WHAT IS ASKED: Note how many lines include the word "draws", and give that number by itself.

SUPPLIED MATERIAL:
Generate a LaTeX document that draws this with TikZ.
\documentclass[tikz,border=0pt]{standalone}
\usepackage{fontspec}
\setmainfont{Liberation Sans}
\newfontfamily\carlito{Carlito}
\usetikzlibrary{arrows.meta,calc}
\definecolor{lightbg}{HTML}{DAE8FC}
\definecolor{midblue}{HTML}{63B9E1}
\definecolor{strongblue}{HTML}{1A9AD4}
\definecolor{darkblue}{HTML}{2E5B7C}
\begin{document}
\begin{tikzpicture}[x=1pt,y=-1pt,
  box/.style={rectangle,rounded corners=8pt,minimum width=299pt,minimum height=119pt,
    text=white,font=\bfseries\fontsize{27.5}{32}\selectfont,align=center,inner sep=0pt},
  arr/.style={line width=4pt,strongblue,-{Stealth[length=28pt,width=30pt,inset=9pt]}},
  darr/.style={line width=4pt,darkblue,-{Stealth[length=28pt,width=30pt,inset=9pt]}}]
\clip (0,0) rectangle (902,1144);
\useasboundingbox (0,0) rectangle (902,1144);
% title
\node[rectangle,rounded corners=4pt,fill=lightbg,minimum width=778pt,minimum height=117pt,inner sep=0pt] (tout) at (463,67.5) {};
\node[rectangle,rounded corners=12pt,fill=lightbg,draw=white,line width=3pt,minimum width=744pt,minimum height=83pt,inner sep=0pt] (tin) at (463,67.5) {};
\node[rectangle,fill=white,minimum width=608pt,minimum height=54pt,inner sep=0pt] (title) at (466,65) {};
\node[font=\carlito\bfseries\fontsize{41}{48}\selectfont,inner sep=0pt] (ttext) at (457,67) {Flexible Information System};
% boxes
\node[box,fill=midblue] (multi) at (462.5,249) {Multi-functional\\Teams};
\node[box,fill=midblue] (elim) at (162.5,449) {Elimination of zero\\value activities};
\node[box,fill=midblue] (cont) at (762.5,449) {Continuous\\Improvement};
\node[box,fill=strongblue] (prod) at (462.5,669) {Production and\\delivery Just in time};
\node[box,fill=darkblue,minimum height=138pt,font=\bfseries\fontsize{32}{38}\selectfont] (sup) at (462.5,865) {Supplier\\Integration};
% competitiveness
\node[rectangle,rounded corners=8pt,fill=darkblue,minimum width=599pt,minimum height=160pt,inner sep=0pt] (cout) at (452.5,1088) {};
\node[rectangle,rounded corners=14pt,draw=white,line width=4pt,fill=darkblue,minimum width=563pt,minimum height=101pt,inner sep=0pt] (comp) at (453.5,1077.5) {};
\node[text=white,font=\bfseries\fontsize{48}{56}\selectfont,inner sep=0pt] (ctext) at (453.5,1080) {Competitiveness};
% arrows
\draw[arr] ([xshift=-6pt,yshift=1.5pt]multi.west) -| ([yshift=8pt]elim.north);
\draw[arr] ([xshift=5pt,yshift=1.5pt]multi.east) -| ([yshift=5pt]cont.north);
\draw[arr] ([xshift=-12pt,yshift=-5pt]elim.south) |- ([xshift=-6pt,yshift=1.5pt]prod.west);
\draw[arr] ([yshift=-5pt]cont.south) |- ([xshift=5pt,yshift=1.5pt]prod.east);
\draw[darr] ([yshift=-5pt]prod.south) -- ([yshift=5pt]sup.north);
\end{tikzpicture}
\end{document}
...
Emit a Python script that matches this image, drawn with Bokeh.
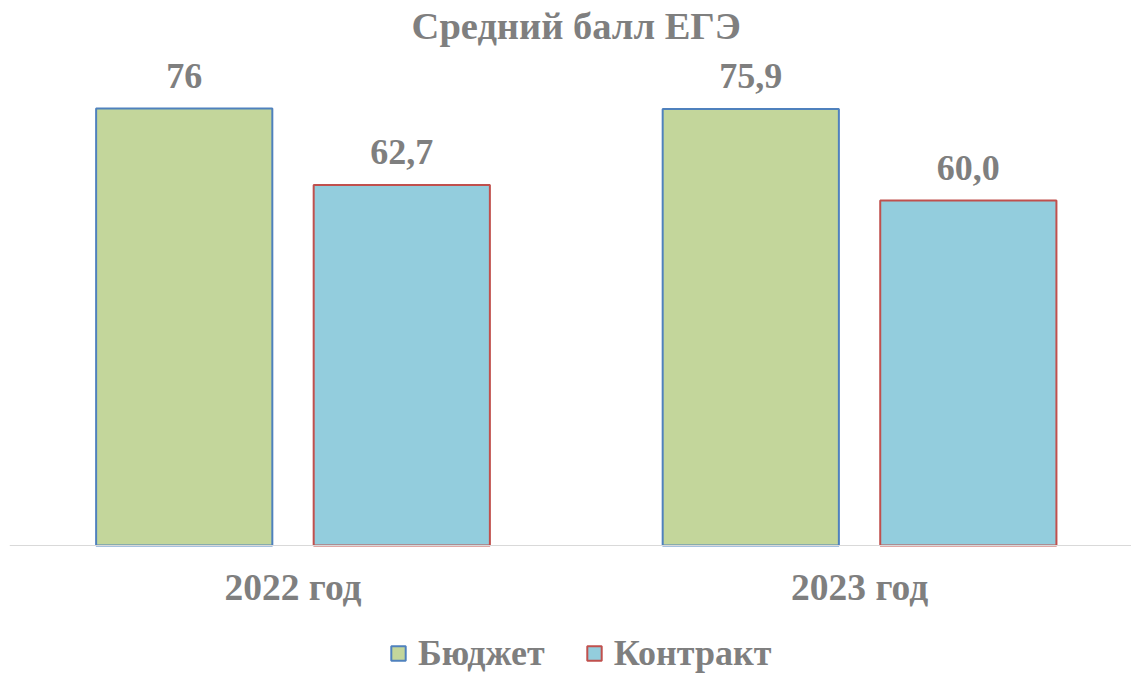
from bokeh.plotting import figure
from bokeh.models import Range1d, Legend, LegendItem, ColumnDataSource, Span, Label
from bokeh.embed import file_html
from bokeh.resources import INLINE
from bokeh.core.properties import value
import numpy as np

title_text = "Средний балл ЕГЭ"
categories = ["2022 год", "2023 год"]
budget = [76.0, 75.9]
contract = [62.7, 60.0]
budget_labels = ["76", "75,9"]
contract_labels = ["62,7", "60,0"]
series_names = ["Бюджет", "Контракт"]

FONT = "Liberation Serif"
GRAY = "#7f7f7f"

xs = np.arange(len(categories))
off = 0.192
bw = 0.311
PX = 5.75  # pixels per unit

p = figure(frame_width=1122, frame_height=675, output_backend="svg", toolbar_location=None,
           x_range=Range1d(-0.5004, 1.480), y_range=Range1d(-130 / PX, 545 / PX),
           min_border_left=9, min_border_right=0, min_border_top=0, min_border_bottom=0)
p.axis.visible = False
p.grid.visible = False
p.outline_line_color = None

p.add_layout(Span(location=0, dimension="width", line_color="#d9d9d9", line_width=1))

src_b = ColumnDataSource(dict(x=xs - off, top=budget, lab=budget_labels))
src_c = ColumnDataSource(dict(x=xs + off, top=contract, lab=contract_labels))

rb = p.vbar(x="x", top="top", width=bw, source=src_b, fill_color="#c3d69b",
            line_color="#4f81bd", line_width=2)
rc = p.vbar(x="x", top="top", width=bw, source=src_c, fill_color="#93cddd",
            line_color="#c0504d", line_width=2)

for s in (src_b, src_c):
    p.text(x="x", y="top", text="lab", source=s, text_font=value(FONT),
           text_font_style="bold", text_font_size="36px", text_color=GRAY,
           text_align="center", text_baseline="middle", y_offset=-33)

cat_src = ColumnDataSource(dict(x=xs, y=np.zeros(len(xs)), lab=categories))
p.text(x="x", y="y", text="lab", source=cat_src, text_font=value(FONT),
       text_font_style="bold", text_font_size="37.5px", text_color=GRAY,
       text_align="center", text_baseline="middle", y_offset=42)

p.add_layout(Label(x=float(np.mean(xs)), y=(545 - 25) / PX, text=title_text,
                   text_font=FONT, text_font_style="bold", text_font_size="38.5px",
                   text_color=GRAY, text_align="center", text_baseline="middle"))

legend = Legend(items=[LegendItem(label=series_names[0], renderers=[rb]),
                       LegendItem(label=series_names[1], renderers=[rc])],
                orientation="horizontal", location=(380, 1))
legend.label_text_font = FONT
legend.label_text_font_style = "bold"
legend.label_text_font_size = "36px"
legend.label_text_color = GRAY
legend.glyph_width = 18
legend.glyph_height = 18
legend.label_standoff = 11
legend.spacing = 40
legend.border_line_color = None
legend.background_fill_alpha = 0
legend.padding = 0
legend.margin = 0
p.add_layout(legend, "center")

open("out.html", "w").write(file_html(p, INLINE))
--
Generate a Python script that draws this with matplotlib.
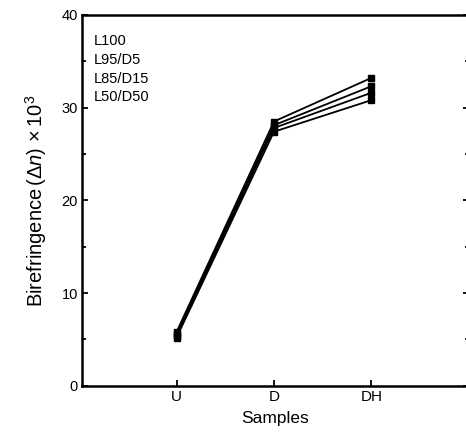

COMPLETED EXERCISE: 2